Posted in Marketing and Strategy Terms, Total Reads: 478
Definition: Instalment Buying
It is a system in which a person, entity, or organisation pays for a commodity or service at regular intervals over a period of time because of which the buyer can use the commodity or service instantly. The person, entity or organisation may resort to this system because of their inability to pay for the commodity or service at this instant or because they may need their existing resources for other purposes. An example of this would be that of buying a car or a house from a seller.

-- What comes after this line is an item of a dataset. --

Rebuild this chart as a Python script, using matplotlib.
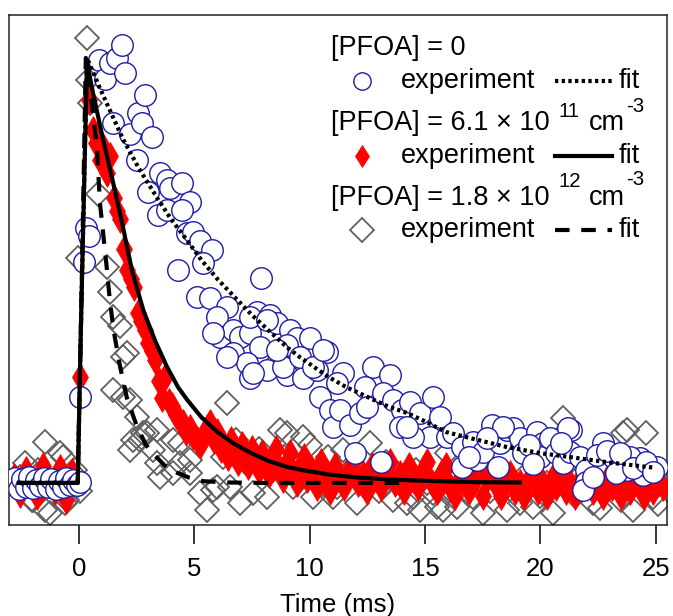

Usually people do not have that amount of money at their disposal at that instant or may not want to fully invest the whole amount. So they resort to instalment buying where they pay a certain amount at that instant and agree to pay the rest in instalments or regular intervals of time. There may be interest associated with the payment.
There are several advantages and disadvantages associated with instalment buying. The advantage is that people get to use the commodity or service which they might not be able to avail if they had to pay the whole amount at that instant. A person who wants to buy a house may not be able to buy that unless he/she has an option of paying it in instalments. Also from the sellers side they may be able to earn more amount over a period of time because of their ability to give the commodity or service at instalments by the way of levying interest, if the interest is more than rising prices.
The disadvantage associated with it is the companies would have to check the credit worthiness of the buyer to give the commodity or service to him. This adds to the company’s cost. Even after this, the customer may fail in his/her instalments which can cost dearly to the company.